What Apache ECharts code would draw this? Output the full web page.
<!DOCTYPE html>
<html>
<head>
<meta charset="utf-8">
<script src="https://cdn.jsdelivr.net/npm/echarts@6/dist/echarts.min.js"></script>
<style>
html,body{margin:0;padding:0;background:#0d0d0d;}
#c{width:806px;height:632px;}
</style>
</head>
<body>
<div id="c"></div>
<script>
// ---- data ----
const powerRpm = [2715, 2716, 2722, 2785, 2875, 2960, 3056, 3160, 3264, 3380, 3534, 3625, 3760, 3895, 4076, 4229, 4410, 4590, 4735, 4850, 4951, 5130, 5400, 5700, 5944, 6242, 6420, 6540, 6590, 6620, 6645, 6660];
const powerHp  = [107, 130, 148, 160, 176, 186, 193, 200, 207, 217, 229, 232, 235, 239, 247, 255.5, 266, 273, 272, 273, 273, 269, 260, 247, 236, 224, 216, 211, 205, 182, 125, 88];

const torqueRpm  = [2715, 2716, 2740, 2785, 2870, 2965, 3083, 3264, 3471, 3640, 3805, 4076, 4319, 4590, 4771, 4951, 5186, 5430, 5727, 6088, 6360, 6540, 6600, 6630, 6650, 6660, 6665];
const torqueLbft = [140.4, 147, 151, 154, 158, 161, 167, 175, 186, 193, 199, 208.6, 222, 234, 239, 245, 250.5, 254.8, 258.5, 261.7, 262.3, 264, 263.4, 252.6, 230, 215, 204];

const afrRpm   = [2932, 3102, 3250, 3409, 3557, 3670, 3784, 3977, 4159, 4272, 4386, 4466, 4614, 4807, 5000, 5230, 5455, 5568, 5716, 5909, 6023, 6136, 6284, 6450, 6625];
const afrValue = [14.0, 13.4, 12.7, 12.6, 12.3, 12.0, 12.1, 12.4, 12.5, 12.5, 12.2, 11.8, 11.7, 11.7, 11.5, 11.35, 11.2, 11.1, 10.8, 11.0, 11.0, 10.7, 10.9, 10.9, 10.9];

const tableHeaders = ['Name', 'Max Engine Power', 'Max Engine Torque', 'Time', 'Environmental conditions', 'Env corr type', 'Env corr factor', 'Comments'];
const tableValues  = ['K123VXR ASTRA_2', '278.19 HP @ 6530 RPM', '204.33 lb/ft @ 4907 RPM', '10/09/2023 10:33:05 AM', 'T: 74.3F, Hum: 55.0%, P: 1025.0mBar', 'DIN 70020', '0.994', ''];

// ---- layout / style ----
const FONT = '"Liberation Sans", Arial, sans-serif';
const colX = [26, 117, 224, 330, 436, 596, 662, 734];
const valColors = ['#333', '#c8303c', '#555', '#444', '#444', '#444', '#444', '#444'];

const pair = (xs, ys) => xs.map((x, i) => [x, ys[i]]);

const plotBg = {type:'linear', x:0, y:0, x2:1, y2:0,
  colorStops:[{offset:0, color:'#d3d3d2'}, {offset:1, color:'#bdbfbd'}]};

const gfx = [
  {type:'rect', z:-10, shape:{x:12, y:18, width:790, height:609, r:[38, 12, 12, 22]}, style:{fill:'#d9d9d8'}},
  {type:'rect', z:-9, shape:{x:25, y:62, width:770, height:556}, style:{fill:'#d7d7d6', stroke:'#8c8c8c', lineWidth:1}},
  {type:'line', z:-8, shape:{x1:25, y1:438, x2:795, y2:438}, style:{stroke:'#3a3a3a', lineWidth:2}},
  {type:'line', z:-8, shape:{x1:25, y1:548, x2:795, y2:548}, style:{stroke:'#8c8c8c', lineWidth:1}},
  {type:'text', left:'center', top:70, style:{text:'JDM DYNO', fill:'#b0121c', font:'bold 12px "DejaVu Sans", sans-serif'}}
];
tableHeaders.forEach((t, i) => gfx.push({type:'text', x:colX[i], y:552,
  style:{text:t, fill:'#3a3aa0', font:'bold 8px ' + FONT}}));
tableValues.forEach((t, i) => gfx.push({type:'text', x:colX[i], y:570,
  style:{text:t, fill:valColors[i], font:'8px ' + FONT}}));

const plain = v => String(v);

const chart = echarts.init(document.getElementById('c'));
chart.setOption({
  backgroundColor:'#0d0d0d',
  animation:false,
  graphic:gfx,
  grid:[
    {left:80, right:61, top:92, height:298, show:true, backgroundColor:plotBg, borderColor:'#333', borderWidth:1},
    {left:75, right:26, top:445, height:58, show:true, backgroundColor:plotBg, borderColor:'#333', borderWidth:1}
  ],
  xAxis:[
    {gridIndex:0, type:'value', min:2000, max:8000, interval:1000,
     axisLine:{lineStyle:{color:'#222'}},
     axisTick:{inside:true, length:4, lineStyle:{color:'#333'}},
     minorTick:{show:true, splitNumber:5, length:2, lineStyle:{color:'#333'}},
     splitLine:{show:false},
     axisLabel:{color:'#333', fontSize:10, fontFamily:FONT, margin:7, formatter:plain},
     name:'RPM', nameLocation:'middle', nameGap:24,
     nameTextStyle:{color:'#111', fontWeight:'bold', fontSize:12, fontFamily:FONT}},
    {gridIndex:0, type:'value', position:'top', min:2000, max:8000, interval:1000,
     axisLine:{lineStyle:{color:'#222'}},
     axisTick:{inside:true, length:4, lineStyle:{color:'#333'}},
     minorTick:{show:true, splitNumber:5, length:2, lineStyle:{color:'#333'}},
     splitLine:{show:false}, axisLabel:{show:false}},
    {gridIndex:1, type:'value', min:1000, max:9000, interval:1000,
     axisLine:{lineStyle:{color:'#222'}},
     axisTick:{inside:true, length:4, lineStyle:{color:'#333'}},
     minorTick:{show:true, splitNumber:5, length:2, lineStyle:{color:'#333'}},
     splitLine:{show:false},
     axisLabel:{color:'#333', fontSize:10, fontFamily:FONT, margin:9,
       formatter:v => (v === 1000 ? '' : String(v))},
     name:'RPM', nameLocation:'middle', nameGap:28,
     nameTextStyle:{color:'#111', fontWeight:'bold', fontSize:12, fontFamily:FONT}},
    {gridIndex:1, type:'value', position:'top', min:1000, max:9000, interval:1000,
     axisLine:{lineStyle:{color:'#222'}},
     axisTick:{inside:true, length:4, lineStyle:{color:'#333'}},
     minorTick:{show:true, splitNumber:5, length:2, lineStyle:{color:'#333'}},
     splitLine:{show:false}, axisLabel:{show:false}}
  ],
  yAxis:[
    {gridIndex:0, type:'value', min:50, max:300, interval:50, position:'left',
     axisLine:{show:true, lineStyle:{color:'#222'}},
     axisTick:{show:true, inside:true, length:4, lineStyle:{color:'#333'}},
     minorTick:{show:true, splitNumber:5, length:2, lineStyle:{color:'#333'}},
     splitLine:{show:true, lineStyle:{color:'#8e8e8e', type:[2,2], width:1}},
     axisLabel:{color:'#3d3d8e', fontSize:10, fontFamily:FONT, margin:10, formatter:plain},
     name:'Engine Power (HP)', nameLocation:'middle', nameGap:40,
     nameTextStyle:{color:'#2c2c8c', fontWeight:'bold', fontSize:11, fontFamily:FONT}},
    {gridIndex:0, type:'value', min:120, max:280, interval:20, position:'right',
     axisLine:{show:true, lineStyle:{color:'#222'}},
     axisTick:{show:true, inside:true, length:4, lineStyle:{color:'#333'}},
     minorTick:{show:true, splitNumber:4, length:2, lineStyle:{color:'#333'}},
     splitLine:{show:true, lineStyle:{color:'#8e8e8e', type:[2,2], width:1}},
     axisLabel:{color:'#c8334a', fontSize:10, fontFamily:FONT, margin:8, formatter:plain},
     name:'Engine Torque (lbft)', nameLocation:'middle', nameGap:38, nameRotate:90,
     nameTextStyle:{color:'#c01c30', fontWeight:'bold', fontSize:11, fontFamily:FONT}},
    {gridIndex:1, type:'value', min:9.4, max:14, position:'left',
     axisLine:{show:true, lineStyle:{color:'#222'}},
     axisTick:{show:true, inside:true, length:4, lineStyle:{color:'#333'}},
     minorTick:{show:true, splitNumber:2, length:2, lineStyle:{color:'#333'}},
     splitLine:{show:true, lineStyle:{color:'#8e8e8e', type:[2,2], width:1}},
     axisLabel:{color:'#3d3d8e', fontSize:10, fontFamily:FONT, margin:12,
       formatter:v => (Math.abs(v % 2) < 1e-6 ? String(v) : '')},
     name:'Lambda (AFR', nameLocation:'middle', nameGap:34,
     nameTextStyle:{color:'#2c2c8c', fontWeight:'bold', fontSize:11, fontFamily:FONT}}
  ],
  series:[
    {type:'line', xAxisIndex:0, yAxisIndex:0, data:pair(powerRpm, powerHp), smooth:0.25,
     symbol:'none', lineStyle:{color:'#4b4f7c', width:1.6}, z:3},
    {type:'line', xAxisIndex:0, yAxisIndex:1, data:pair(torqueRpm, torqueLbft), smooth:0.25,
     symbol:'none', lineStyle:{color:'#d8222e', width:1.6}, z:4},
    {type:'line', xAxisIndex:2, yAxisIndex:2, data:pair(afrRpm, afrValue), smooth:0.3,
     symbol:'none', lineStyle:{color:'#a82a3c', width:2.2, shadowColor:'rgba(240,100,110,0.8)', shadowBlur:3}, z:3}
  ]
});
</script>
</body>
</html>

*Objective*
Beginning at the top of the data, extract each line through the line containing "182, 125, 88];" and return those lines exactly, with nothing added.

*Response for this exercise*
What Apache ECharts code would draw this? Output the full web page.
<!DOCTYPE html>
<html>
<head>
<meta charset="utf-8">
<script src="https://cdn.jsdelivr.net/npm/echarts@6/dist/echarts.min.js"></script>
<style>
html,body{margin:0;padding:0;background:#0d0d0d;}
#c{width:806px;height:632px;}
</style>
</head>
<body>
<div id="c"></div>
<script>
// ---- data ----
const powerRpm = [2715, 2716, 2722, 2785, 2875, 2960, 3056, 3160, 3264, 3380, 3534, 3625, 3760, 3895, 4076, 4229, 4410, 4590, 4735, 4850, 4951, 5130, 5400, 5700, 5944, 6242, 6420, 6540, 6590, 6620, 6645, 6660];
const powerHp  = [107, 130, 148, 160, 176, 186, 193, 200, 207, 217, 229, 232, 235, 239, 247, 255.5, 266, 273, 272, 273, 273, 269, 260, 247, 236, 224, 216, 211, 205, 182, 125, 88];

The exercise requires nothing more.